To be done: Exactly the lines from the start of the data below through the line that contains "25, 28, 30];" are to be copied, with pictures left out.

-- Begin --

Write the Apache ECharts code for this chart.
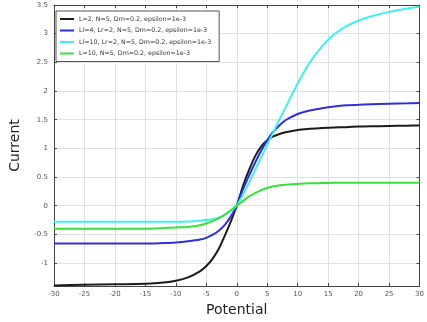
<!DOCTYPE html>
<html>
<head>
<meta charset="utf-8">
<script src="https://cdn.jsdelivr.net/npm/echarts@6/dist/echarts.min.js"></script>
<style>
  html, body { margin: 0; padding: 0; background: #fff; }
  #chart { width: 427px; height: 322px; }
</style>
</head>
<body>
<div id="chart"></div>
<script>
// Potential sample points (shared by all curves)
const potential = [-30, -25, -20, -15, -12, -10, -8, -6, -5, -4, -3, -2, -1, 0, 1, 2, 3, 4, 5, 6, 7, 8, 10, 12, 14, 16, 18, 20, 22, 25, 28, 30];

// Current for each parameter set
const currentL2 = [-1.39, -1.38, -1.37, -1.36, -1.34, -1.31, -1.25, -1.14, -1.05, -0.93, -0.76, -0.53, -0.28, 0, 0.34, 0.62, 0.86, 1.03, 1.14, 1.21, 1.25, 1.28, 1.32, 1.34, 1.355, 1.365, 1.37, 1.38, 1.385, 1.39, 1.395, 1.40];
const currentLl4 = [-0.66, -0.66, -0.66, -0.66, -0.65, -0.64, -0.62, -0.59, -0.56, -0.51, -0.44, -0.34, -0.19, 0, 0.28, 0.52, 0.75, 0.96, 1.14, 1.29, 1.40, 1.49, 1.60, 1.66, 1.70, 1.73, 1.75, 1.76, 1.77, 1.78, 1.785, 1.79];
const currentLl10 = [-0.28, -0.28, -0.28, -0.28, -0.28, -0.28, -0.275, -0.26, -0.25, -0.235, -0.21, -0.16, -0.09, 0, 0.19, 0.40, 0.62, 0.84, 1.06, 1.28, 1.50, 1.71, 2.13, 2.50, 2.78, 2.99, 3.13, 3.23, 3.30, 3.38, 3.44, 3.47];
const currentL10 = [-0.40, -0.40, -0.40, -0.40, -0.39, -0.38, -0.37, -0.34, -0.31, -0.27, -0.22, -0.16, -0.08, 0, 0.08, 0.16, 0.22, 0.27, 0.31, 0.34, 0.355, 0.365, 0.38, 0.39, 0.395, 0.40, 0.40, 0.40, 0.40, 0.40, 0.40, 0.40];

const seriesNames = [
  'L=2, N=5, Dm=0.2, epsilon=1e-3',
  'Ll=4, Lr=2, N=5, Dm=0.2, epsilon=1e-3',
  'Ll=10, Lr=2, N=5, Dm=0.2, epsilon=1e-3',
  'L=10, N=5, Dm=0.2, epsilon=1e-3'
];
const seriesValues = [currentL2, currentLl4, currentLl10, currentL10];
const seriesColors = ['#1c1c1c', '#2f2fd6', '#3ff0f0', '#38e038'];

const yTicks = [-1, -0.5, 0, 0.5, 1, 1.5, 2, 2.5, 3, 3.5];

const tickFont = { fontFamily: 'DejaVu Sans', fontSize: 7, color: '#555' };
const gridLine = { show: true, lineStyle: { color: '#e0e0e0', width: 1 } };
const frameLine = { show: true, onZero: false, lineStyle: { color: '#444', width: 1 } };
const innerTick = { show: true, inside: true, length: 3, lineStyle: { color: '#444' } };

const chart = echarts.init(document.getElementById('chart'), null, { renderer: 'canvas' });

chart.setOption({
  animation: false,
  backgroundColor: '#fff',
  grid: { left: 52, right: 5, top: 5, bottom: 32, containLabel: false },
  legend: {
    orient: 'vertical',
    left: 56,
    top: 11,
    padding: [5, 8, 5, 4],
    itemGap: 5.5,
    itemWidth: 14,
    itemHeight: 2,
    icon: 'rect',
    borderColor: '#555',
    borderWidth: 1,
    backgroundColor: '#fff',
    textStyle: { fontFamily: 'DejaVu Sans', fontSize: 6.3, color: '#333' },
    data: seriesNames
  },
  xAxis: [
    {
      type: 'value', min: -30, max: 30, interval: 5,
      name: 'Potential', nameLocation: 'middle', nameGap: 17,
      nameTextStyle: { fontFamily: 'DejaVu Sans', fontSize: 14, color: '#222' },
      axisLine: frameLine,
      axisTick: innerTick,
      axisLabel: Object.assign({ margin: 5 }, tickFont),
      splitLine: gridLine
    },
    {
      type: 'value', position: 'top', min: -30, max: 30, interval: 5,
      axisLine: frameLine,
      axisTick: innerTick,
      axisLabel: { show: false },
      splitLine: { show: false }
    }
  ],
  yAxis: [
    {
      type: 'value', min: -1.4, max: 3.5,
      name: 'Current', nameLocation: 'middle', nameGap: 32,
      nameTextStyle: { fontFamily: 'DejaVu Sans', fontSize: 14, color: '#222' },
      axisLine: frameLine,
      axisTick: Object.assign({ customValues: yTicks }, innerTick),
      axisLabel: Object.assign({ margin: 6, customValues: yTicks }, tickFont),
      splitLine: gridLine
    },
    {
      type: 'value', position: 'right', min: -1.4, max: 3.5,
      axisLine: frameLine,
      axisTick: Object.assign({ customValues: yTicks }, innerTick),
      axisLabel: { show: false, customValues: yTicks },
      splitLine: { show: false }
    }
  ],
  series: seriesNames.map((name, i) => ({
    name: name,
    type: 'line',
    xAxisIndex: 0,
    yAxisIndex: 0,
    smooth: 0.3,
    showSymbol: false,
    symbol: 'none',
    color: seriesColors[i],
    lineStyle: { width: 2, color: seriesColors[i] },
    data: potential.map((x, k) => [x, seriesValues[i][k]])
  }))
});
</script>
</body>
</html>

-- End --

Exercise result:
Write the Apache ECharts code for this chart.
<!DOCTYPE html>
<html>
<head>
<meta charset="utf-8">
<script src="https://cdn.jsdelivr.net/npm/echarts@6/dist/echarts.min.js"></script>
<style>
  html, body { margin: 0; padding: 0; background: #fff; }
  #chart { width: 427px; height: 322px; }
</style>
</head>
<body>
<div id="chart"></div>
<script>
// Potential sample points (shared by all curves)
const potential = [-30, -25, -20, -15, -12, -10, -8, -6, -5, -4, -3, -2, -1, 0, 1, 2, 3, 4, 5, 6, 7, 8, 10, 12, 14, 16, 18, 20, 22, 25, 28, 30];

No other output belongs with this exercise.